Seeing the main opposition Democratic Party was in disarray, Abe dissolved Japan’s legislature, or Diet. At the same time, fellow conservative Yuriko Koike — Tokyo’s popular governor and a former television news anchor, who once served as Abe’s Defense Minister — launched the new Party of Hope to challenge Abe.
Koike was realistically the only figure capable of mounting a serious challenge, but she effectively aborted her campaign by opting not to stand for election herself. Her manifesto centered around “12 Zeros” — including, bizarrely, “Zero Hayfever” — which critics lampooned as a jumble of disparate irritations rather than a coherent plan for governance. Voters were further alienated when details emerged of a loyalty pledge that candidates for her party were obliged to sign.
In the end, the Party of Hope took only 49 seats, behind another upstart — the liberal-leaning Constitutional Democratic Party of Japan — that won 54 and now appears the main opposition to Abe both in terms of numbers and ideology. Koike called the results “very severe.”
Abe’s personal approval rating remains extremely low, however, and there were doubts whether he would retain the legislative “supermajority” needed to push through his more divisive political plans — such as constitutional changes.

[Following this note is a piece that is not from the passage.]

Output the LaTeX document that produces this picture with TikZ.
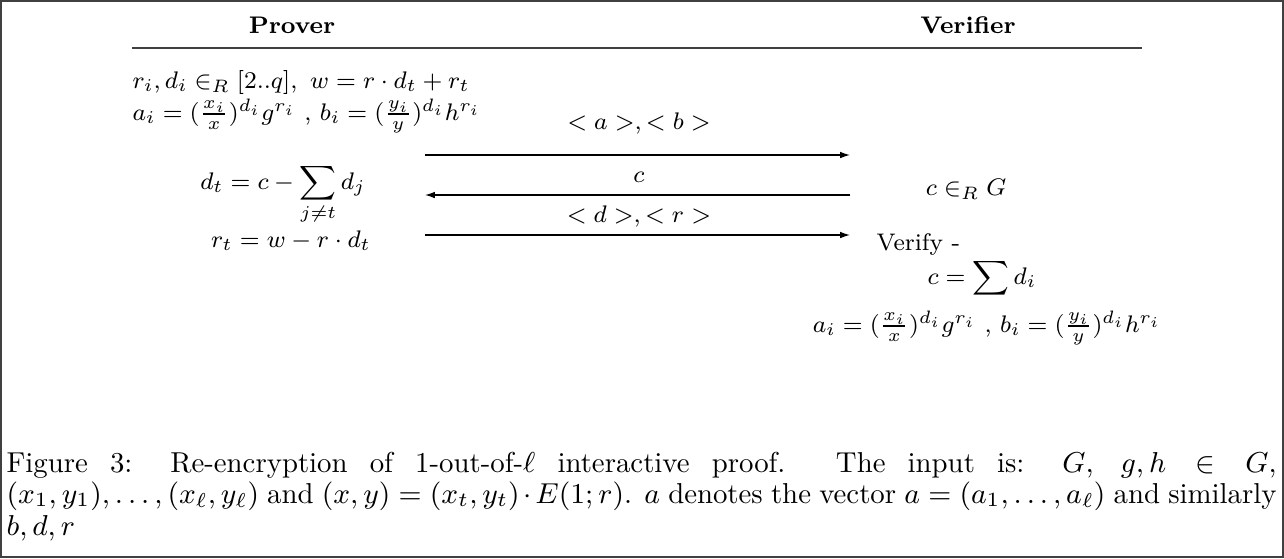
\RequirePackage{fix-cm}
\documentclass[tikz,border=0pt]{standalone}
\usepackage{amsmath,amssymb}
\usetikzlibrary{arrows.meta,positioning}

\begin{document}
\begin{tikzpicture}[x=0.3333pt,y=-0.3333pt,
  font=\footnotesize,
  msg/.style={line width=0.4pt,-{Latex[length=3.3pt,width=2.2pt]}},
  txt/.style={inner sep=0pt,anchor=base},
  lefttxt/.style={inner sep=0pt,anchor=base west}]
\useasboundingbox (0,0) rectangle (1284,558);
\draw[line width=0.6pt,black!75] (1,1) rectangle (1283,557);

% parties
\node[txt] (prover) at (292,33) {\textbf{Prover}};
\node[txt] (verifier) at (968,33) {\textbf{Verifier}};
\draw[line width=0.6pt,black!75] (132,48) coordinate (ruleL) -- (1142,48) coordinate (ruleR);

% prover side
\node[lefttxt] (choose) at (132,88) {$r_i, d_i \in_R [2..q],\ w = r\cdot d_t + r_t$};
\node[lefttxt] (commitP) at (132,120) {$a_i = (\frac{x_i}{x})^{d_i}g^{r_i}$ , $b_i = (\frac{y_i}{y})^{d_i}h^{r_i}$};
\node[txt] (dt) at (283,189) {$\displaystyle d_t = c - \sum_{j\neq t} d_j$};
\node[txt] (rt) at (291,247) {$r_t = w - r\cdot d_t$};

% messages
\coordinate (m1s) at (425,155);
\coordinate (m1e) at (850,155);
\coordinate (m2s) at (850,195);
\coordinate (m2e) at (425,195);
\coordinate (m3s) at (425,235);
\coordinate (m3e) at (850,235);
\draw[msg] (m1s) -- (m1e);
\draw[msg] (m2s) -- (m2e);
\draw[msg] (m3s) -- (m3e);
\node[txt] (ab) at (639,129) {$<a>,<b>$};
\node[txt] (chal) at (639,182) {$c$};
\node[txt] (dr) at (639,222) {$<d>,<r>$};

% verifier side
\node[txt] (cG) at (966,195) {$c \in_R G$};
\node[lefttxt] (verify) at (876,250) {Verify -};
\node[txt] (csum) at (982,284) {$\displaystyle c = \sum d_i$};
\node[txt] (commitV) at (987,332) {$a_i = (\frac{x_i}{x})^{d_i}g^{r_i}$ , $b_i = (\frac{y_i}{y})^{d_i}h^{r_i}$};

% caption
\node[lefttxt,text width=423.3pt,align=justify,font=\fontsize{9.6}{10.5}\selectfont] (caption) at (6,472)
  {Figure 3: Re-encryption of 1-out-of-$\ell$ interactive proof. The input is: $G,\ g,h\in G$,\linebreak $(x_1,y_1),\ldots,(x_\ell,y_\ell)$ and $(x,y) = (x_t,y_t)\cdot E(1;r)$. $a$ denotes the vector $a=(a_1,\ldots,a_\ell)$ and similarly $b,d,r$};
\end{tikzpicture}
\end{document}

To make matters worse, the weeks leading up to the polls were deluged by heavy rain, hampering campaigning efforts of independents and smaller parties, and then a typhoon arrived right on polling weekend, meaning turnout stood at just 54% and sapping opposition support.
Abe’s victory means that this key U.S. Pacific alliance remains rock solid, in a boost for a Trump administration that is currently sparring with Canada and Mexico over renegotiating Nafta, China over North Korea and trade practices, and the E.U. over immigration and climate change.
“Abe is Washington’s man in Japan,” says Prof. Jeffery Kingston, director of Asian Studies at Tokyo’s Temple University Japan. “He’s delivered more on Washington’s security agenda than all of his post-War predecessors combined.”